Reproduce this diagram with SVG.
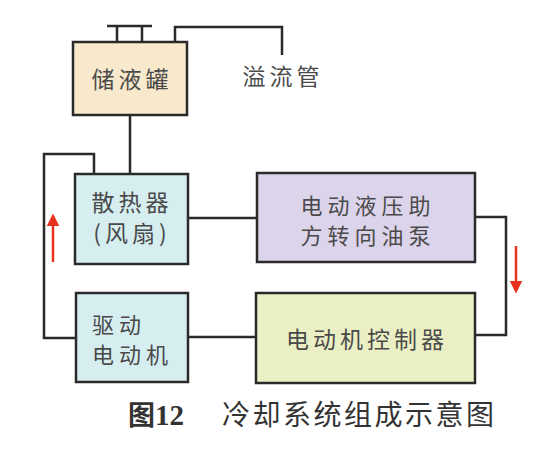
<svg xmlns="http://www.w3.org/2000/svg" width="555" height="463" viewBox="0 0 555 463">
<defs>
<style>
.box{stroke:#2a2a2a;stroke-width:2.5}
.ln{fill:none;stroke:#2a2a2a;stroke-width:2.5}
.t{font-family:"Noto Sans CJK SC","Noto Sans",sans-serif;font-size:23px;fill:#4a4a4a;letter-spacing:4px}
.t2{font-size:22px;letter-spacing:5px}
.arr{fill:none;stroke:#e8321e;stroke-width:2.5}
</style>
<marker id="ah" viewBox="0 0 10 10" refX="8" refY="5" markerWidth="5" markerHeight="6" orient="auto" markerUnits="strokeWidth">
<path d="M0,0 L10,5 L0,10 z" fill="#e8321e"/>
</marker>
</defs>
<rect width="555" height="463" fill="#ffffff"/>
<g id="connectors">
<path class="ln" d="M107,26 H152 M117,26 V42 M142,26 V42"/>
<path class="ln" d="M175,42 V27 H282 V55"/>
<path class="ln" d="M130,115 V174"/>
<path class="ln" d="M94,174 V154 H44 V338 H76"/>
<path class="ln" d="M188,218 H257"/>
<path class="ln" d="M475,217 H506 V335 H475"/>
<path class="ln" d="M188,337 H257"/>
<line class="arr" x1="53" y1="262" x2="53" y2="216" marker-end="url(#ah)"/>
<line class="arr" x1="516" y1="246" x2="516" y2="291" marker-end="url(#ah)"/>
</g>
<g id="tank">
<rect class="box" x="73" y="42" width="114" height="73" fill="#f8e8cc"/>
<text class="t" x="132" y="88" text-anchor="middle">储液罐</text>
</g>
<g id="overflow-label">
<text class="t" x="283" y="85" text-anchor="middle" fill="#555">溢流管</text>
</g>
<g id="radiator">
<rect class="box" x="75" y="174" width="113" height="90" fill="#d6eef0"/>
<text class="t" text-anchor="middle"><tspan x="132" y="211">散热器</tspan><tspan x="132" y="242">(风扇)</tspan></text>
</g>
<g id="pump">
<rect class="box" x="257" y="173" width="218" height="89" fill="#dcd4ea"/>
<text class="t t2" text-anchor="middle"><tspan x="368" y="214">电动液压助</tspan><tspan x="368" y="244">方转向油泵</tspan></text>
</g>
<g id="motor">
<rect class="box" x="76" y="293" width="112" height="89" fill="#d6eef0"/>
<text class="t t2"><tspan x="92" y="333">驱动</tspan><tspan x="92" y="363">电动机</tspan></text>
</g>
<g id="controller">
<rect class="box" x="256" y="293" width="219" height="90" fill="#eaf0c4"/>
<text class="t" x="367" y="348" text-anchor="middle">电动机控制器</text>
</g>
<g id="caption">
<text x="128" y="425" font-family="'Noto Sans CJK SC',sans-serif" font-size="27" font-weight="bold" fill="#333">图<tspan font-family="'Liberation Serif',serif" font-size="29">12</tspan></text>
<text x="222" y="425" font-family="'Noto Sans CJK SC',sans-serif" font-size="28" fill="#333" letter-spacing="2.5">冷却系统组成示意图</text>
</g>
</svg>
****
Please set down each line of the data above exactly as written, without the pictures.

Reproduce this diagram with SVG.
<svg xmlns="http://www.w3.org/2000/svg" width="555" height="463" viewBox="0 0 555 463">
<defs>
<style>
.box{stroke:#2a2a2a;stroke-width:2.5}
.ln{fill:none;stroke:#2a2a2a;stroke-width:2.5}
.t{font-family:"Noto Sans CJK SC","Noto Sans",sans-serif;font-size:23px;fill:#4a4a4a;letter-spacing:4px}
.t2{font-size:22px;letter-spacing:5px}
.arr{fill:none;stroke:#e8321e;stroke-width:2.5}
</style>
<marker id="ah" viewBox="0 0 10 10" refX="8" refY="5" markerWidth="5" markerHeight="6" orient="auto" markerUnits="strokeWidth">
<path d="M0,0 L10,5 L0,10 z" fill="#e8321e"/>
</marker>
</defs>
<rect width="555" height="463" fill="#ffffff"/>
<g id="connectors">
<path class="ln" d="M107,26 H152 M117,26 V42 M142,26 V42"/>
<path class="ln" d="M175,42 V27 H282 V55"/>
<path class="ln" d="M130,115 V174"/>
<path class="ln" d="M94,174 V154 H44 V338 H76"/>
<path class="ln" d="M188,218 H257"/>
<path class="ln" d="M475,217 H506 V335 H475"/>
<path class="ln" d="M188,337 H257"/>
<line class="arr" x1="53" y1="262" x2="53" y2="216" marker-end="url(#ah)"/>
<line class="arr" x1="516" y1="246" x2="516" y2="291" marker-end="url(#ah)"/>
</g>
<g id="tank">
<rect class="box" x="73" y="42" width="114" height="73" fill="#f8e8cc"/>
<text class="t" x="132" y="88" text-anchor="middle">储液罐</text>
</g>
<g id="overflow-label">
<text class="t" x="283" y="85" text-anchor="middle" fill="#555">溢流管</text>
</g>
<g id="radiator">
<rect class="box" x="75" y="174" width="113" height="90" fill="#d6eef0"/>
<text class="t" text-anchor="middle"><tspan x="132" y="211">散热器</tspan><tspan x="132" y="242">(风扇)</tspan></text>
</g>
<g id="pump">
<rect class="box" x="257" y="173" width="218" height="89" fill="#dcd4ea"/>
<text class="t t2" text-anchor="middle"><tspan x="368" y="214">电动液压助</tspan><tspan x="368" y="244">方转向油泵</tspan></text>
</g>
<g id="motor">
<rect class="box" x="76" y="293" width="112" height="89" fill="#d6eef0"/>
<text class="t t2"><tspan x="92" y="333">驱动</tspan><tspan x="92" y="363">电动机</tspan></text>
</g>
<g id="controller">
<rect class="box" x="256" y="293" width="219" height="90" fill="#eaf0c4"/>
<text class="t" x="367" y="348" text-anchor="middle">电动机控制器</text>
</g>
<g id="caption">
<text x="128" y="425" font-family="'Noto Sans CJK SC',sans-serif" font-size="27" font-weight="bold" fill="#333">图<tspan font-family="'Liberation Serif',serif" font-size="29">12</tspan></text>
<text x="222" y="425" font-family="'Noto Sans CJK SC',sans-serif" font-size="28" fill="#333" letter-spacing="2.5">冷却系统组成示意图</text>
</g>
</svg>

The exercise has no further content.